Peter Alley, the Labor candidate defeated by Dr Gillespie at the last election, has now taken a case to the High Court alleging that his opponent received an indirect benefit from the Commonwealth and was therefore ineligible to stand for election under section 44 of the Constitution.

Section 44(v) of the Constitution says any person who “has any direct or indirect pecuniary interest in any agreement with the Public Service of the Commonwealth otherwise than as a member and in common with the other members of an incorporated company consisting of more than 25 persons shall be incapable of being chosen or of sitting as a senator or a member of the House of Representatives.”

In the Bob Day case the Chief Justice Susan Keifel said that former Senator Day had asked that the rent for his office be paid by the Commonwealth into an account that was used to service the mortgage on the building where his office was situated.

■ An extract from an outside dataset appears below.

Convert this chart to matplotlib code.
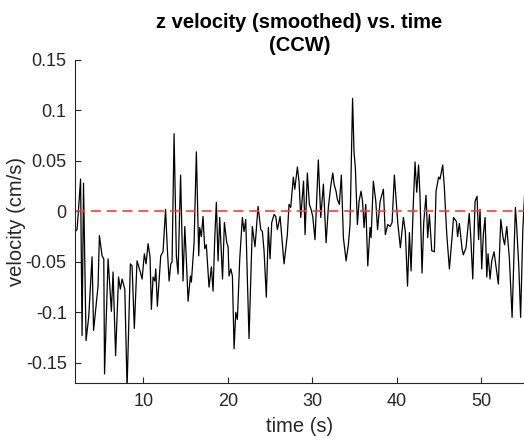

Although Senator Day had transferred ownership of the building, he was still legally liable for the mortgage so there was no doubt that he was receiving an indirect benefit.

Professor Anne Twomey, Professor of Constitutional Law at Sydney University, says that this opens up the question of what constitutes an indirect benefit.

While she declined to offer an opinion on the Gillespie case she said that, if Dr Gillespie had not been a party to the lease arrangement, he would be unlikely to fall foul of section 44.

Peter Alley says he is being represented on a no win no pay basis however if he loses he will have to pay Dr Gillespie’s costs which could be considerable.

It would be unfortunate if he was gulled into mounting the case by hubristic Labor powerbrokers who want to put an end to Malcolm Turnbull’s single seat majority in the House of Representatives.

Even if Dr Gillespie is ruled ineligible then there will be a by-election and, provided he no longer owns a shopping centre with a Post Office in it, he can stand again.

All in all the whole charade looks like an exercise in futility.